The resulting object is a vector of strings (one element per page). By inspecting the first one, you see that there are lots of EOL characters (). Suppose now that we want to extract separately all the lines, we can use the function readr::read_lines that will split them accordingly.

cs.text <- cs.text %>% 
  read_lines()
head(cs.text)
The package tabulizer may not work

Please note that the package tabulizer is not updated as often anymore. Therefore, even when trying to get it from its github page (https://github.com/ropensci/tabulizer), it may not work. Nevertheless, we have kept the details here, and you can use it from your side or alternatively look for similar packages online.

if (!require("remotes")) {
    install.packages("remotes")
}
# on 64-bit Windows
remotes::install_github(c("ropensci/tabulizerjars", "ropensci/tabulizer"), INSTALL_opts = "--no-multiarch")
# elsewhere
remotes::install_github(c("ropensci/tabulizerjars", "ropensci/tabulizer"))

Suppose now that we want to extract the Table in Appendix p.10. The library tabulizer and its function extract_tables allows to make a step in this direction.

cs.table <- tabulizer::extract_tables("data/cs.pdf",
  output = "data.frame",
  pages = 10, 
  guess = TRUE
)
cs.table[[1]][1:10,] ## 10 first rows of the table (which is stored in the first element of a list)

We can note that special characters (here special dashes “-”) could not be recognized. But the encoding can now be work out and the table be cleaned for further usage. The technique is far from perfect and is unlikly to be of any use for automatic extraction on a large number of documents, except if they are all very well structured.

Optical Character Recognition (OCR)

In this part, we use the Optical Character Recognition (OCR) functionalities accessible via R to read a text from an image. First, we read the image using image_read in the package magick, the result is then passed to the image_ocr function in the package tesseract.

text <- image_read("data/TextFR.png") %>%
  image_ocr()
text

Depending on your OS, you may find several mistakes in the final result. An improvement can be obtain by indicating to image_ocr() the language, here French. You may need to download the language first:

tesseract::tesseract_download("fra")
text <- image_read("data/TextFR.png") %>%
  image_ocr(language = "fra")
text

It is still not perfect. Further improvement can be obtained by cleaning the image before to apply the OCR. This can be done with several tools in package magick. Below some proposition:

text <- image_read("data/TextFR.png") %>%
  image_resize("4000x") %>% ## resize the picture width -> 4000 keeping the ratio
  image_convert(colorspace = 'gray') %>% ## change the background color
  image_trim() %>% ## removes edges that are the background color from the image
  image_ocr(language = "fra") 
text
cat(text) ## a more friendly version

The result should be close to perfect.

API

In this final part, you are invited to create your API key for The Guardian Open Plateform and to use it to extract papers using the guardianapi package.
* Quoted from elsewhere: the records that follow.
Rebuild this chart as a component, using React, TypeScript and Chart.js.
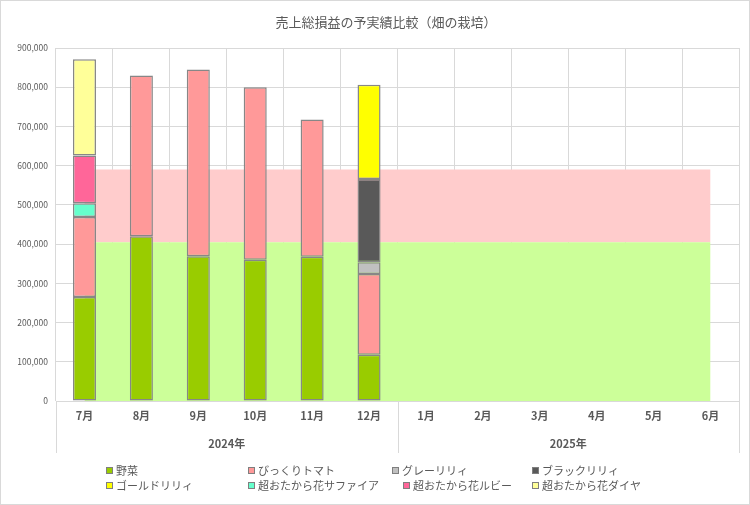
import React, { useEffect, useRef } from 'react';
import { Chart, registerables } from 'chart.js';

Chart.register(...registerables);

const FONT = '"Noto Sans CJK JP", "Noto Sans", sans-serif';

const chartTitle = '売上総損益の予実績比較（畑の栽培）';
const months = ['7月', '8月', '9月', '10月', '11月', '12月', '1月', '2月', '3月', '4月', '5月', '6月'];
const years = ['2024年', '2025年'];
const yTicks = [0, 100000, 200000, 300000, 400000, 500000, 600000, 700000, 800000, 900000];

// plan (background areas)
const planVegetables = [405000, 405000, 405000, 405000, 405000, 405000, 405000, 405000, 405000, 405000, 405000, 405000];
const planOther = [185000, 185000, 185000, 185000, 185000, 185000, 185000, 185000, 185000, 185000, 185000, 185000];

// actual (stacked bars)
const seriesNames = ['野菜', 'びっくりトマト', 'グレーリリィ', 'ブラックリリィ', 'ゴールドリリィ', '超おたから花サファイア', '超おたから花ルビー', '超おたから花ダイヤ'];
const vegetables = [265000, 420000, 369000, 360000, 368000, 118000, null, null, null, null, null, null];
const tomato = [204000, 410000, 476000, 440000, 350000, 206000, null, null, null, null, null, null];
const grayLily = [null, null, null, null, null, 30000, null, null, null, null, null, null];
const blackLily = [null, null, null, null, null, 212000, null, null, null, null, null, null];
const goldLily = [null, null, null, null, null, 240000, null, null, null, null, null, null];
const sapphire = [35000, null, null, null, null, null, null, null, null, null, null, null];
const ruby = [122000, null, null, null, null, null, null, null, null, null, null, null];
const diamond = [245000, null, null, null, null, null, null, null, null, null, null, null];
const seriesValues = [vegetables, tomato, grayLily, blackLily, goldLily, sapphire, ruby, diamond];
const seriesColors = ['#99CC00', '#FF9999', '#C0C0C0', '#595959', '#FFFF00', '#66FFCC', '#FF6699', '#FFFF99'];

const TEXT = '#595959';
const GRID = '#d9d9d9';

const legendSlots = [
  [106, 470.5], [248, 470.5], [392, 470.5], [532, 470.5],
  [106, 485.5], [248, 485.5], [403, 485.5], [532, 485.5],
];

const decorPlugin = {
  id: 'decor',
  beforeDraw(chart: any) {
    const ctx = chart.ctx;
    ctx.save();
    ctx.fillStyle = '#ffffff';
    ctx.fillRect(0, 0, chart.width, chart.height);
    ctx.restore();
  },
  afterDraw(chart: any) {
    const ctx = chart.ctx;
    const x = chart.scales.x;
    const x2 = chart.scales.x2;
    ctx.save();
    // title
    ctx.fillStyle = TEXT;
    ctx.font = `13px ${FONT}`;
    ctx.textAlign = 'center';
    ctx.textBaseline = 'middle';
    ctx.fillText(chartTitle, 386, 22);
    // year separators
    ctx.strokeStyle = GRID;
    ctx.lineWidth = 1;
    const mid = (x.getPixelForValue(5) + x.getPixelForValue(6)) / 2;
    [x.left, mid, x.right].forEach((px: number) => {
      const p = Math.round(px) + 0.5;
      ctx.beginPath();
      ctx.moveTo(p, x.top);
      ctx.lineTo(p, x2.bottom);
      ctx.stroke();
    });
    // legend
    ctx.textAlign = 'left';
    ctx.font = `11px ${FONT}`;
    const bars = chart.data.datasets.filter((d: any) => d.type === 'bar');
    bars.forEach((d: any, i: number) => {
      const [lx, ly] = legendSlots[i];
      ctx.fillStyle = d.backgroundColor;
      ctx.fillRect(lx, ly - 3.5, 7, 7);
      ctx.strokeStyle = '#7f7f7f';
      ctx.strokeRect(lx + 0.5, ly - 3, 6, 6);
      ctx.fillStyle = TEXT;
      ctx.fillText(d.label, lx + 10, ly);
    });
    // frame
    ctx.strokeStyle = GRID;
    ctx.strokeRect(0.5, 0.5, chart.width - 1, chart.height - 1);
    ctx.restore();
  },
};

export default function App() {
  const ref = useRef<HTMLCanvasElement>(null);
  useEffect(() => {
    document.body.style.margin = '0';
    Chart.defaults.font.family = FONT;
    const datasets: any[] = [
      {
        type: 'line', label: '計画（野菜）', data: planVegetables, backgroundColor: '#CCFF99',
        borderColor: 'rgba(0,0,0,0)', borderWidth: 0, pointRadius: 0, fill: 'origin', stack: 'plan', order: 2, tension: 0,
      },
      {
        type: 'line', label: '計画（その他）', data: planOther, backgroundColor: '#FFCCCC',
        borderColor: 'rgba(0,0,0,0)', borderWidth: 0, pointRadius: 0, fill: '-1', stack: 'plan', order: 2, tension: 0,
      },
      ...seriesNames.map((name, i) => ({
        type: 'bar', label: name, data: seriesValues[i], backgroundColor: seriesColors[i],
        borderColor: '#878787', borderWidth: 1.5, borderSkipped: false, stack: 'actual', order: 1,
        categoryPercentage: 1, barPercentage: 0.405,
      })),
    ];
    const chart = new Chart(ref.current as HTMLCanvasElement, {
      type: 'bar',
      data: { labels: months, datasets },
      options: {
        responsive: false,
        animation: false,
        layout: { padding: { top: 48, left: 0, right: 11, bottom: 52 } },
        plugins: { legend: { display: false }, title: { display: false }, tooltip: { enabled: false } },
        scales: {
          x: {
            stacked: true, offset: true, weight: 0,
            grid: { offset: true, color: GRID, drawTicks: false },
            border: { color: GRID },
            ticks: { autoSkip: false, maxRotation: 0, padding: 8, color: TEXT, font: { size: 11, weight: 'bold' } },
            afterFit: (s: any) => { s.height = 22; },
          },
          x2: {
            type: 'category', labels: years, position: 'bottom', offset: true, weight: 1,
            grid: { display: false }, border: { display: false },
            ticks: { autoSkip: false, maxRotation: 0, padding: 6, color: TEXT, font: { size: 11, weight: 'bold' } },
            afterFit: (s: any) => { s.height = 30; },
          },
          y: {
            stacked: true, min: 0, max: 900000,
            afterBuildTicks: (s: any) => { s.ticks = yTicks.map((v) => ({ value: v })); },
            grid: { color: GRID, drawTicks: false },
            border: { display: false },
            ticks: { padding: 8, color: TEXT, font: { size: 8.5 }, callback: (v: any) => Number(v).toLocaleString('en-US') },
            afterFit: (s: any) => { s.width = 56; },
          },
        },
      } as any,
      plugins: [decorPlugin],
    });
    return () => chart.destroy();
  }, []);
  return (
    <div style={{ position: 'absolute', left: 0, top: 0, width: 750, height: 505 }}>
      <canvas ref={ref} width={750} height={505} style={{ display: 'block', width: 750, height: 505 }} />
    </div>
  );
}
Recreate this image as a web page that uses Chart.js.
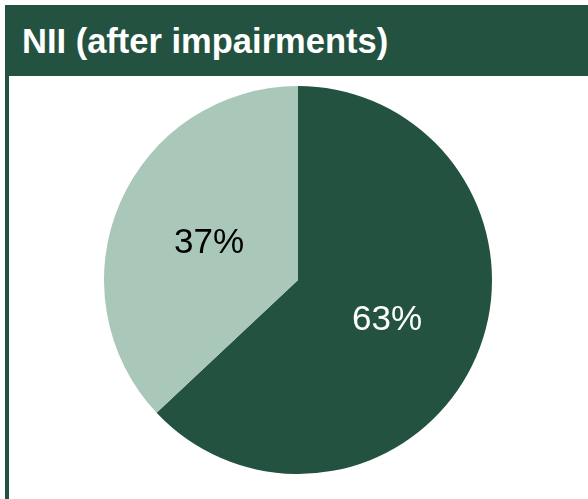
<!DOCTYPE html>
<html>
<head>
<meta charset="utf-8">
<script src="https://cdn.jsdelivr.net/npm/chart.js@4/dist/chart.umd.min.js"></script>
<style>
  body { margin: 0; background: #fff; width: 588px; height: 499px; overflow: hidden; position: relative; }
  #cabecalho {
    position: absolute; left: 5px; top: 5px; width: 583px; height: 71px;
    background: #235340; color: #fff;
    font: bold 34.5px "Liberation Sans", Arial, sans-serif;
    line-height: 72px; padding-left: 17px; box-sizing: border-box; white-space: nowrap;
  }
  #borda { position: absolute; left: 5px; top: 76px; width: 4px; height: 423px; background: #235340; }
  #area { position: absolute; left: 104px; top: 86px; width: 388px; height: 388px; }
</style>
</head>
<body>
<div id="cabecalho">NII (after impairments)</div>
<div id="borda"></div>
<div id="area"><canvas id="grafico"></canvas></div>
<script>
// Dados do gráfico
const categorias = ['NII', 'Outros'];
const valores = [63, 37];
const rotulos = ['63%', '37%'];
const cores = ['#235340', '#aac8ba'];
const coresTexto = ['#ffffff', '#000000'];

// Plugin simples para escrever os percentuais dentro das fatias
const rotulosFatias = {
  id: 'rotulosFatias',
  afterDatasetsDraw(chart) {
    const ctx = chart.ctx;
    chart.getDatasetMeta(0).data.forEach((arco, i) => {
      const pos = arco.tooltipPosition();
      ctx.save();
      ctx.font = '35px "Liberation Sans", Arial, sans-serif';
      ctx.fillStyle = coresTexto[i];
      ctx.textAlign = 'center';
      ctx.textBaseline = 'middle';
      ctx.fillText(rotulos[i], pos.x, pos.y + 2);
      ctx.restore();
    });
  }
};

new Chart(document.getElementById('grafico'), {
  type: 'pie',
  data: {
    labels: categorias,
    datasets: [{
      data: valores,
      backgroundColor: cores,
      borderWidth: 0
    }]
  },
  options: {
    responsive: true,
    maintainAspectRatio: false,
    animation: false,
    layout: { padding: 0 },
    plugins: {
      legend: { display: false },
      tooltip: { enabled: false }
    }
  },
  plugins: [rotulosFatias]
});
</script>
</body>
</html>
First, register to the open platform and save your key character. Then we request articles about “Arsenal Football Club” between for parts of August of 2022.

library(guardianapi)
gu_api_key()
#My Key: "fa9a4ddf-1e70-404f-889c-70ef31414cc5"
#Enter your key
Arsenal <- gu_content("Arsenal Football Club",
                      from_date = "2022-08-01",
                      to_date = "2022-08-22")

As we see on the first article, the text hence read is an HTML code. We now turn it into a text using rvest.

library(rvest)
read_html(Arsenal$body[1]) %>% html_text()

From this point onwards, you can tokenize and analyze the data on your own.